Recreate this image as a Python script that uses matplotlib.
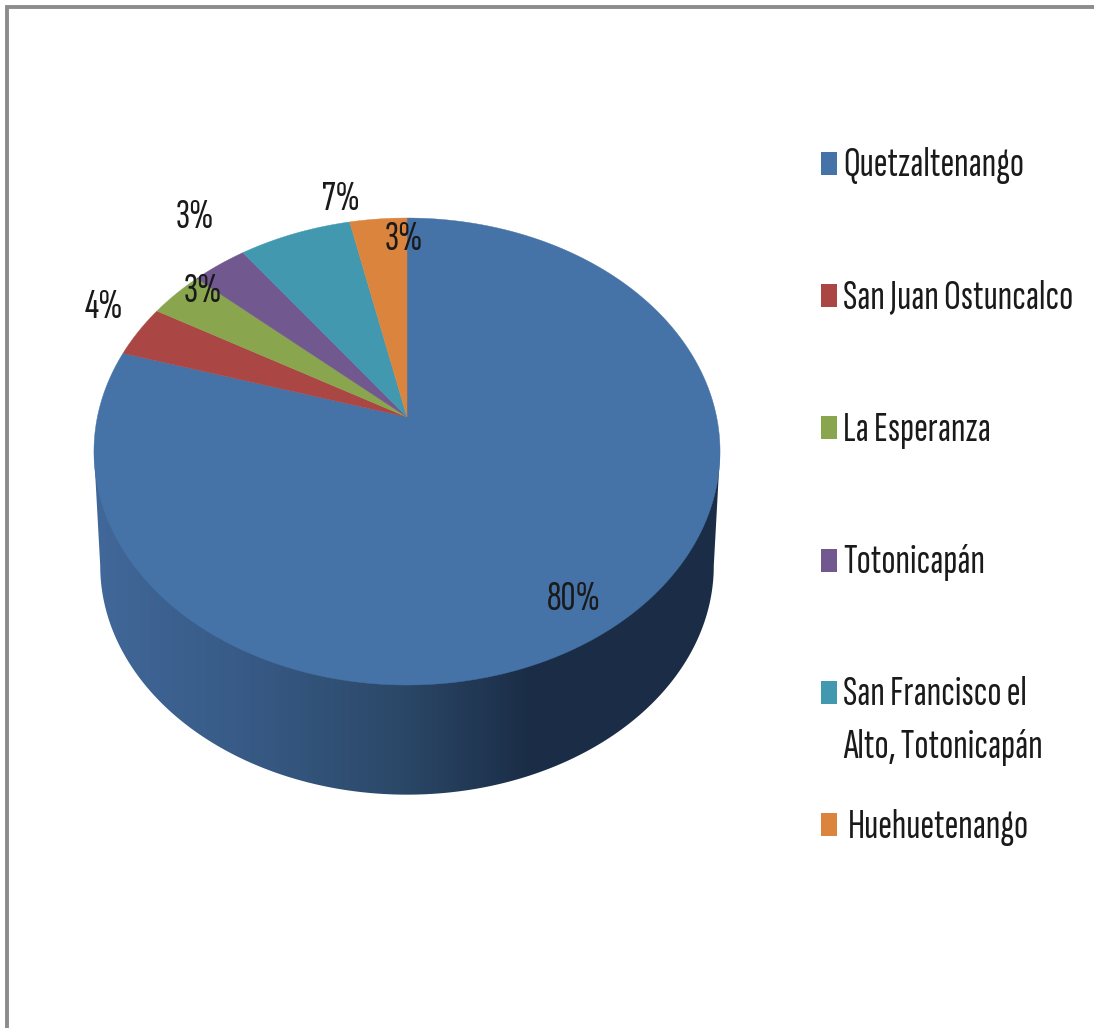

* * * * * * * * *

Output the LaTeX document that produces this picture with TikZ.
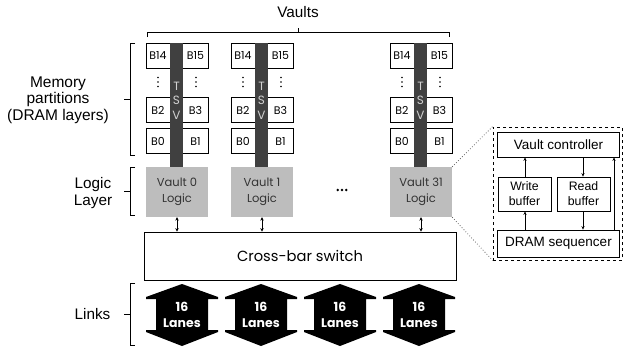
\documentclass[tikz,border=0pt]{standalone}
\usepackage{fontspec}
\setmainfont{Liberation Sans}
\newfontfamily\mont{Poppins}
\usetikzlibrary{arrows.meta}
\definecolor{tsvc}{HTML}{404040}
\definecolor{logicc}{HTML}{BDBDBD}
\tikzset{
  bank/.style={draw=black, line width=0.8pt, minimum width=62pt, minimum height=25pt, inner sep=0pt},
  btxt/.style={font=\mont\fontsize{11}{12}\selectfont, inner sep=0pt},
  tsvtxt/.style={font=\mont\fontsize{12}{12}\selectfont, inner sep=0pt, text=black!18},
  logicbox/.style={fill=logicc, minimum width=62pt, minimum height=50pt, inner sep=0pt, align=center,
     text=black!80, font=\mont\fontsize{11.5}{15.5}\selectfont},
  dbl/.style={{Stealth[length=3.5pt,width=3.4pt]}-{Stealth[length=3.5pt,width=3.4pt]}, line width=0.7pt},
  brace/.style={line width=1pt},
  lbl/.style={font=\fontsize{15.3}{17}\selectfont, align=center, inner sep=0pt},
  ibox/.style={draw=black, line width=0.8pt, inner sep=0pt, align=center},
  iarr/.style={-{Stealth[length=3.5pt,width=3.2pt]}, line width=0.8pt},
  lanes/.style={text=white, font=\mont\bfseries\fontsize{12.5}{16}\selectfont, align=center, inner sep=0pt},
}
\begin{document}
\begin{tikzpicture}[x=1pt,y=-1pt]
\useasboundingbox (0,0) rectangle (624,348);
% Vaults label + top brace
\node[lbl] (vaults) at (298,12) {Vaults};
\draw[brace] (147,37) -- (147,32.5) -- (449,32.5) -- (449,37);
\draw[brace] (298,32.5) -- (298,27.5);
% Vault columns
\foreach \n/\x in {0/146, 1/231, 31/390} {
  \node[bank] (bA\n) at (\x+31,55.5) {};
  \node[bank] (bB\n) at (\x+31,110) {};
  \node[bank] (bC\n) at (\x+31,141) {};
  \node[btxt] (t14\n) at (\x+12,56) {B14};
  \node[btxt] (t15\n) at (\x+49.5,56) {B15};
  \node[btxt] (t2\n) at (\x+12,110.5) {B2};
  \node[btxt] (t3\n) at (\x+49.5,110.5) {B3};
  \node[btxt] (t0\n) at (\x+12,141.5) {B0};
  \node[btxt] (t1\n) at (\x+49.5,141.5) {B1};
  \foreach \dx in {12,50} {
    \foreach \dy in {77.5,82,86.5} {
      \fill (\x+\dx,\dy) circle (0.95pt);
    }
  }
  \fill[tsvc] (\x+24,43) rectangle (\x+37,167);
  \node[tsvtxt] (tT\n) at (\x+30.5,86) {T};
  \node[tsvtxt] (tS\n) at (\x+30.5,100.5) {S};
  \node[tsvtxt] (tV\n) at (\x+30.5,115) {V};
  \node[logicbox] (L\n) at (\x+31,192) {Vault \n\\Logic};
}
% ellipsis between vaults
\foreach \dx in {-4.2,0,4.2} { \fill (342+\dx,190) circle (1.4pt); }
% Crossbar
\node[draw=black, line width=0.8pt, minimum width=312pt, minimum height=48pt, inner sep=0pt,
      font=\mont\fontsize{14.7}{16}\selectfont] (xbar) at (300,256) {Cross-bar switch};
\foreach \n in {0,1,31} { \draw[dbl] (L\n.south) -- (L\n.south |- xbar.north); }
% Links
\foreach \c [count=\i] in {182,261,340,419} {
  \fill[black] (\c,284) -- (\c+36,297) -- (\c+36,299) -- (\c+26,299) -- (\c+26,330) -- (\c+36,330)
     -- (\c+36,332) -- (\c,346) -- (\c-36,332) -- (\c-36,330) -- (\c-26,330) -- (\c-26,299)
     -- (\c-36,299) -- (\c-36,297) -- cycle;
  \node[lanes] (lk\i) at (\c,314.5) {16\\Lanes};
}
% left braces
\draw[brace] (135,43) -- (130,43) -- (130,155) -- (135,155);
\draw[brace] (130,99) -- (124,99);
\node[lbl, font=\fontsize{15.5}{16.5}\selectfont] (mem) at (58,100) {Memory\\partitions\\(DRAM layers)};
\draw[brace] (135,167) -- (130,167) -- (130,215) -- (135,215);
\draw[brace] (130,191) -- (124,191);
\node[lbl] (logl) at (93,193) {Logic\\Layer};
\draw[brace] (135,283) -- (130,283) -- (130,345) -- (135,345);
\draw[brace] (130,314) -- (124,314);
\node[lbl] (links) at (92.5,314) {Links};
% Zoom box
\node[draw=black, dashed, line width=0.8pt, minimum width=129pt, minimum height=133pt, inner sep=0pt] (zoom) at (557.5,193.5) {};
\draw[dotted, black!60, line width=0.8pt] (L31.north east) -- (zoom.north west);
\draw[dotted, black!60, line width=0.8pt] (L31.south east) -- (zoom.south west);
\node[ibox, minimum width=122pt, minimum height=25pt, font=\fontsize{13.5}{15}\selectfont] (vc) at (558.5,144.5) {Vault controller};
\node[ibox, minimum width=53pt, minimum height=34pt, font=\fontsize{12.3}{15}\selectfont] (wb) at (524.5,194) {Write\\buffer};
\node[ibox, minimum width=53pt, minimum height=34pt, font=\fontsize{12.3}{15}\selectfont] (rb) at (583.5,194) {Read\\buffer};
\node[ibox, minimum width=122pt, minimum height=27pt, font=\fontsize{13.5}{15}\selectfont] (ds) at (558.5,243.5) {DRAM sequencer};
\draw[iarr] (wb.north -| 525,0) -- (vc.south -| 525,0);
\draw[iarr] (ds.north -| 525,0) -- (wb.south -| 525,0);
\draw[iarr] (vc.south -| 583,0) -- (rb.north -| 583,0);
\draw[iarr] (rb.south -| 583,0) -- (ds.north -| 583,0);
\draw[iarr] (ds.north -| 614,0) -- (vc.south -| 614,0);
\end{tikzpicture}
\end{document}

* * * * * * * * *

What the task requires:
Look through the data above. Each line containing the word "that" needs to be copied.

Exercise answer:
Recreate this image as a Python script that uses matplotlib.
Output the LaTeX document that produces this picture with TikZ.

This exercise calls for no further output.